## What the exercise asks
Exactly the lines from the one containing "Reproduce this chart with Plotly." through the one containing "vdot_an, vdot_ic = [47.7, 47.7], [34.3, 0.3]" are to be returned, please, without any pictures.

======== Records to process ========

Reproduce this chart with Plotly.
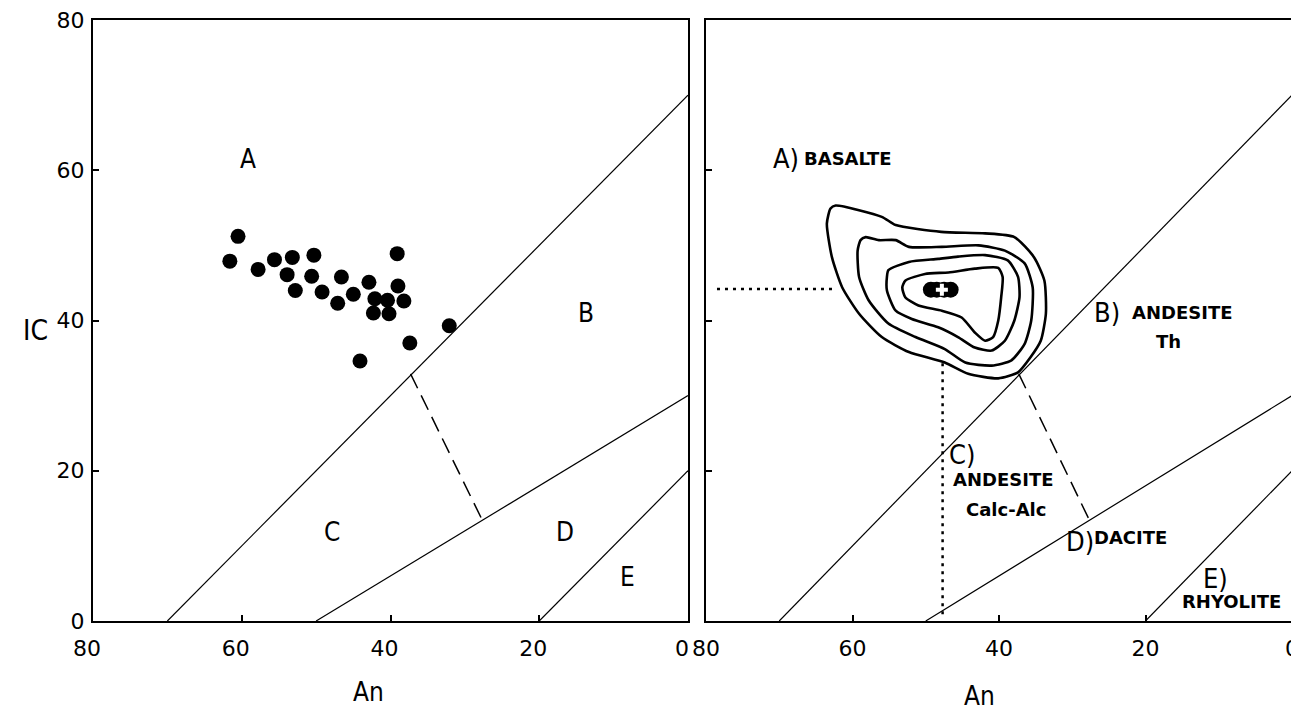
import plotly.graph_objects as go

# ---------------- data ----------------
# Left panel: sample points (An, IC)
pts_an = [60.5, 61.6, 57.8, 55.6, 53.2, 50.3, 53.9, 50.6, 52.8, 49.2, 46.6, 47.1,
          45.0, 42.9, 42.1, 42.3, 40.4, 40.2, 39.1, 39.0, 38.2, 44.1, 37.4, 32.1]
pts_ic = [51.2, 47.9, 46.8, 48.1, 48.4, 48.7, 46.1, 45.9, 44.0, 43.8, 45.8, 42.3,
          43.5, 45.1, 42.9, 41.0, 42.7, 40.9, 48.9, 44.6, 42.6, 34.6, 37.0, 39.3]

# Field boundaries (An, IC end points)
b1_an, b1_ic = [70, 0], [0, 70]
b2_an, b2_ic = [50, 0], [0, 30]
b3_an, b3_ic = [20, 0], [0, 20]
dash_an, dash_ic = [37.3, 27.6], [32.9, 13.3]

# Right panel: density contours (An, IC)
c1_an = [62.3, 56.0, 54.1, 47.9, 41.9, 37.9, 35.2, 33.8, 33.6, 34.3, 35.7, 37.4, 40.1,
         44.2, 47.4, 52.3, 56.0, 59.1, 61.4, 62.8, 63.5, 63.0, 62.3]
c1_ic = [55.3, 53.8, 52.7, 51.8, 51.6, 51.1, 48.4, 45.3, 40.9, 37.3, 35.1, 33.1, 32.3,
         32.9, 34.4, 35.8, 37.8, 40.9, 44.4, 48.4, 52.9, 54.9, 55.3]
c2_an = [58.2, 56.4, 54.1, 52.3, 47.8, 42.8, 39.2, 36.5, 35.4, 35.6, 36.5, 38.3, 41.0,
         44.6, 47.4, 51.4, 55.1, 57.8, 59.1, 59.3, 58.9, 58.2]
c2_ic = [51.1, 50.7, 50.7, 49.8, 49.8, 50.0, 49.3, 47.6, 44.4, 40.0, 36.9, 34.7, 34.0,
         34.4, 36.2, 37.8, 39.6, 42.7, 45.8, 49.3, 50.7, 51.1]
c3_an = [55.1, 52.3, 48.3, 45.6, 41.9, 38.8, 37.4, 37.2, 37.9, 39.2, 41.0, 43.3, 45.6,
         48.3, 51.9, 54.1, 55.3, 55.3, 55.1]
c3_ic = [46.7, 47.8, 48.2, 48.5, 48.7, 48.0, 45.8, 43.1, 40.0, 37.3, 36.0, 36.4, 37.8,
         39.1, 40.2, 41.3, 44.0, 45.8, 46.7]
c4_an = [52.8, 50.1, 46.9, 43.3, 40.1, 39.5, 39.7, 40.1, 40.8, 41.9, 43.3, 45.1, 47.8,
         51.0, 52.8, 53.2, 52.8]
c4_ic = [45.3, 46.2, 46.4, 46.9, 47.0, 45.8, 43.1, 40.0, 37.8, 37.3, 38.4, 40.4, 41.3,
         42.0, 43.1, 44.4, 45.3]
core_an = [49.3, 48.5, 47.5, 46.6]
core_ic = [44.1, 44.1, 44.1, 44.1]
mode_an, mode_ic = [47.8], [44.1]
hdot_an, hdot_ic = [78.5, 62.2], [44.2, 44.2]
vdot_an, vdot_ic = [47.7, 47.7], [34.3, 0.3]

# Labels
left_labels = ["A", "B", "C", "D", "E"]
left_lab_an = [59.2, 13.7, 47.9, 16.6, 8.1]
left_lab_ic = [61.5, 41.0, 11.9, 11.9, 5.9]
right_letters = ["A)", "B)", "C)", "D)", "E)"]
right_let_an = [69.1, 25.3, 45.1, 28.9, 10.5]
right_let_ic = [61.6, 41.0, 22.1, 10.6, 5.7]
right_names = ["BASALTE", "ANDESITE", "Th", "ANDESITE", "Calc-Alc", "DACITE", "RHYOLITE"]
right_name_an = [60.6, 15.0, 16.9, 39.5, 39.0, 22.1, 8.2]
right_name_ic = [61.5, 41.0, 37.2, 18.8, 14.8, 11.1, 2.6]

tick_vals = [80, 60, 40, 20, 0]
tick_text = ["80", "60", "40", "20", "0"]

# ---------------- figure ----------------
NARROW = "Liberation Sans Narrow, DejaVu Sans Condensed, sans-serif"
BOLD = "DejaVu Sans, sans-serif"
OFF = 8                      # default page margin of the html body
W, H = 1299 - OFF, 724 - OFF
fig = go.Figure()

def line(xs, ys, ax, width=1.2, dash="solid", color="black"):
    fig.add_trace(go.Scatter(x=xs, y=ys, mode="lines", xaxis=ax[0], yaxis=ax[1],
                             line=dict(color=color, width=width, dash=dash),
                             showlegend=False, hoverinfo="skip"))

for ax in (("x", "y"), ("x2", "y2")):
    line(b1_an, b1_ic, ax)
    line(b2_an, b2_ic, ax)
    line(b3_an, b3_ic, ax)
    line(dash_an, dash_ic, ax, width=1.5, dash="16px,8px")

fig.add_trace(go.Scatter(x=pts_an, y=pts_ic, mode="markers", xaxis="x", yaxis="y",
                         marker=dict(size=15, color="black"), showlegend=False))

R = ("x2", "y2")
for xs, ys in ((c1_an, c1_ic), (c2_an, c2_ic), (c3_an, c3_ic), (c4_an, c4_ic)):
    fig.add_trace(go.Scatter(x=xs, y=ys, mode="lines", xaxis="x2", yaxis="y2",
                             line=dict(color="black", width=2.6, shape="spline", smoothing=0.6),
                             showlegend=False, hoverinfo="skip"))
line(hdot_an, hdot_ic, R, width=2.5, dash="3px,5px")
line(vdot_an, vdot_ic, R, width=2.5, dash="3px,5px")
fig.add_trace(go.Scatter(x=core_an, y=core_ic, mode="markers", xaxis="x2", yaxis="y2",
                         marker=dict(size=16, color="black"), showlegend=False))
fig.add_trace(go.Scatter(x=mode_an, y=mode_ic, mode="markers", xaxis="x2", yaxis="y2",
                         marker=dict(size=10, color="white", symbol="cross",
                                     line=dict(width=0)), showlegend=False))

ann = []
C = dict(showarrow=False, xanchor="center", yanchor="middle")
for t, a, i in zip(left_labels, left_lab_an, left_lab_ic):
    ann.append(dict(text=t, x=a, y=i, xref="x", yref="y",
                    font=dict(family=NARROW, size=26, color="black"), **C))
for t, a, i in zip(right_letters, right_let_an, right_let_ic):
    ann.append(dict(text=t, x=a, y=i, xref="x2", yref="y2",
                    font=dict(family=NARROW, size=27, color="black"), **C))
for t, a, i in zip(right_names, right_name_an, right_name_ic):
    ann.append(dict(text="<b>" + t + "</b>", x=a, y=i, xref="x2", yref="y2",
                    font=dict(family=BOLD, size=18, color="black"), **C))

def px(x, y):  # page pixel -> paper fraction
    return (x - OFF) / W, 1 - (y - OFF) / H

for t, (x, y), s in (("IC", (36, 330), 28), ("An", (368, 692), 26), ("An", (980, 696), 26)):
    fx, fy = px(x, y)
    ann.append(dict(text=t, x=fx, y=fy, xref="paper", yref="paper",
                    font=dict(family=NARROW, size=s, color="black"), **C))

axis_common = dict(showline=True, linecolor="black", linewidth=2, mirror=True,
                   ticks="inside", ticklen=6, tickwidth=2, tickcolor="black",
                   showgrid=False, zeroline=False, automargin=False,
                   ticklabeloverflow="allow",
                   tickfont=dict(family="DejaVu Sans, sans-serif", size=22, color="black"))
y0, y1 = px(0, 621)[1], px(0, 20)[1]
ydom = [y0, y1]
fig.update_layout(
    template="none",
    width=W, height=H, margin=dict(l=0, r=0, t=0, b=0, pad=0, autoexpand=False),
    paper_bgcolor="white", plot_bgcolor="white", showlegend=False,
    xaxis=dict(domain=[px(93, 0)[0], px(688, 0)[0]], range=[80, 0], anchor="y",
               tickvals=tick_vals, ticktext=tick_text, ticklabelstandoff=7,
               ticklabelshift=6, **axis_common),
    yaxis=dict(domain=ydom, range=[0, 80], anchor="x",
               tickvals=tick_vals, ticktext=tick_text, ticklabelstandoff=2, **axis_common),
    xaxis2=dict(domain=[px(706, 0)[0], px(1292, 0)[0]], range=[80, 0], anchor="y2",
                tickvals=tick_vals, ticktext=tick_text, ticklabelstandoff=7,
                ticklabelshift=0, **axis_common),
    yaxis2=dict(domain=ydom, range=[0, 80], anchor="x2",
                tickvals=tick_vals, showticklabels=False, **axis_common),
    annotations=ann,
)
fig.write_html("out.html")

========
======== Records to process ========

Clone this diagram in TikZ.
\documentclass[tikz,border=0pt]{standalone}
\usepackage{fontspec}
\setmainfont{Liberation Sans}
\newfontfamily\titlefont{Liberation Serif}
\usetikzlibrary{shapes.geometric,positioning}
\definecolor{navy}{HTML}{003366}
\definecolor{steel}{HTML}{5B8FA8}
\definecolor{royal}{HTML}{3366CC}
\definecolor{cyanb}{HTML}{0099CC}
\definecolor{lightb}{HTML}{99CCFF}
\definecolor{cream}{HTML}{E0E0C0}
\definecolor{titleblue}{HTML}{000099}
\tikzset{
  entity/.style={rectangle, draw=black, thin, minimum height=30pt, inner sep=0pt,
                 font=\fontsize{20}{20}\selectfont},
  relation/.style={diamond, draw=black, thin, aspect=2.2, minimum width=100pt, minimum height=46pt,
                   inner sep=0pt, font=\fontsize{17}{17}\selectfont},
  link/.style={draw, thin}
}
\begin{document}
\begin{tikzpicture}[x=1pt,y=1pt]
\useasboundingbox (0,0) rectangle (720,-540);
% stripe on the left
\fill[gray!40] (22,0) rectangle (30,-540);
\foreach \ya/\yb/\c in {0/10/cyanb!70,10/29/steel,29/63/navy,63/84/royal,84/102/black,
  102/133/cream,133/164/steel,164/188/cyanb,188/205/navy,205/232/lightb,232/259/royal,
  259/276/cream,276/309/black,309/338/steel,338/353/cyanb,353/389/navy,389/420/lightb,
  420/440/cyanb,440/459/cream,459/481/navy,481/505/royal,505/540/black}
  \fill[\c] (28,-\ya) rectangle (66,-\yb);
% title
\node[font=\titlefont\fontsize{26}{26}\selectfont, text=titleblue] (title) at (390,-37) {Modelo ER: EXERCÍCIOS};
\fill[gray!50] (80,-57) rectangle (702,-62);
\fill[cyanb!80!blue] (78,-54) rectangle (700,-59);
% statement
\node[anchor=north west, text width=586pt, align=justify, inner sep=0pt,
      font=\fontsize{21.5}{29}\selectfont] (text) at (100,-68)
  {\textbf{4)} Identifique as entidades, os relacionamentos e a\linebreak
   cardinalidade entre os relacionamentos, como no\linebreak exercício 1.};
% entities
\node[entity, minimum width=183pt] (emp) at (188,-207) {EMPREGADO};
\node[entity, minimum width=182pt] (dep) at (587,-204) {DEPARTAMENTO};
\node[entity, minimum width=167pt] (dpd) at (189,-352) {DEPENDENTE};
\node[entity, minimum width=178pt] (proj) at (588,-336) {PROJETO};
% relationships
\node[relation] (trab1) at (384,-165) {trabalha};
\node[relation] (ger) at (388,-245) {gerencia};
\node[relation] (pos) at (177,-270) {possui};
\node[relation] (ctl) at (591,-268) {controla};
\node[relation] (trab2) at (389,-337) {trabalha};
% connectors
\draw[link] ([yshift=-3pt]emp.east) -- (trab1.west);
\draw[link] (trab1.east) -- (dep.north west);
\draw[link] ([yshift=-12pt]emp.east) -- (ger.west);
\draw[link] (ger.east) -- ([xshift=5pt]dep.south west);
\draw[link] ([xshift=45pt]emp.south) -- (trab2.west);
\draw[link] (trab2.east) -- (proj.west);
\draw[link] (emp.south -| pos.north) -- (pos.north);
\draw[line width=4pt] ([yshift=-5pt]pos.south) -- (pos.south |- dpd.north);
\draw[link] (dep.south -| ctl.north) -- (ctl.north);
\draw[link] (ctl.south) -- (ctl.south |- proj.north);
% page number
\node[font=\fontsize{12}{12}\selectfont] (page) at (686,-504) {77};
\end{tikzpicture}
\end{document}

========

## Answer to the exercise
Reproduce this chart with Plotly.
import plotly.graph_objects as go

# ---------------- data ----------------
# Left panel: sample points (An, IC)
pts_an = [60.5, 61.6, 57.8, 55.6, 53.2, 50.3, 53.9, 50.6, 52.8, 49.2, 46.6, 47.1,
          45.0, 42.9, 42.1, 42.3, 40.4, 40.2, 39.1, 39.0, 38.2, 44.1, 37.4, 32.1]
pts_ic = [51.2, 47.9, 46.8, 48.1, 48.4, 48.7, 46.1, 45.9, 44.0, 43.8, 45.8, 42.3,
          43.5, 45.1, 42.9, 41.0, 42.7, 40.9, 48.9, 44.6, 42.6, 34.6, 37.0, 39.3]

# Field boundaries (An, IC end points)
b1_an, b1_ic = [70, 0], [0, 70]
b2_an, b2_ic = [50, 0], [0, 30]
b3_an, b3_ic = [20, 0], [0, 20]
dash_an, dash_ic = [37.3, 27.6], [32.9, 13.3]

# Right panel: density contours (An, IC)
c1_an = [62.3, 56.0, 54.1, 47.9, 41.9, 37.9, 35.2, 33.8, 33.6, 34.3, 35.7, 37.4, 40.1,
         44.2, 47.4, 52.3, 56.0, 59.1, 61.4, 62.8, 63.5, 63.0, 62.3]
c1_ic = [55.3, 53.8, 52.7, 51.8, 51.6, 51.1, 48.4, 45.3, 40.9, 37.3, 35.1, 33.1, 32.3,
         32.9, 34.4, 35.8, 37.8, 40.9, 44.4, 48.4, 52.9, 54.9, 55.3]
c2_an = [58.2, 56.4, 54.1, 52.3, 47.8, 42.8, 39.2, 36.5, 35.4, 35.6, 36.5, 38.3, 41.0,
         44.6, 47.4, 51.4, 55.1, 57.8, 59.1, 59.3, 58.9, 58.2]
c2_ic = [51.1, 50.7, 50.7, 49.8, 49.8, 50.0, 49.3, 47.6, 44.4, 40.0, 36.9, 34.7, 34.0,
         34.4, 36.2, 37.8, 39.6, 42.7, 45.8, 49.3, 50.7, 51.1]
c3_an = [55.1, 52.3, 48.3, 45.6, 41.9, 38.8, 37.4, 37.2, 37.9, 39.2, 41.0, 43.3, 45.6,
         48.3, 51.9, 54.1, 55.3, 55.3, 55.1]
c3_ic = [46.7, 47.8, 48.2, 48.5, 48.7, 48.0, 45.8, 43.1, 40.0, 37.3, 36.0, 36.4, 37.8,
         39.1, 40.2, 41.3, 44.0, 45.8, 46.7]
c4_an = [52.8, 50.1, 46.9, 43.3, 40.1, 39.5, 39.7, 40.1, 40.8, 41.9, 43.3, 45.1, 47.8,
         51.0, 52.8, 53.2, 52.8]
c4_ic = [45.3, 46.2, 46.4, 46.9, 47.0, 45.8, 43.1, 40.0, 37.8, 37.3, 38.4, 40.4, 41.3,
         42.0, 43.1, 44.4, 45.3]
core_an = [49.3, 48.5, 47.5, 46.6]
core_ic = [44.1, 44.1, 44.1, 44.1]
mode_an, mode_ic = [47.8], [44.1]
hdot_an, hdot_ic = [78.5, 62.2], [44.2, 44.2]
vdot_an, vdot_ic = [47.7, 47.7], [34.3, 0.3]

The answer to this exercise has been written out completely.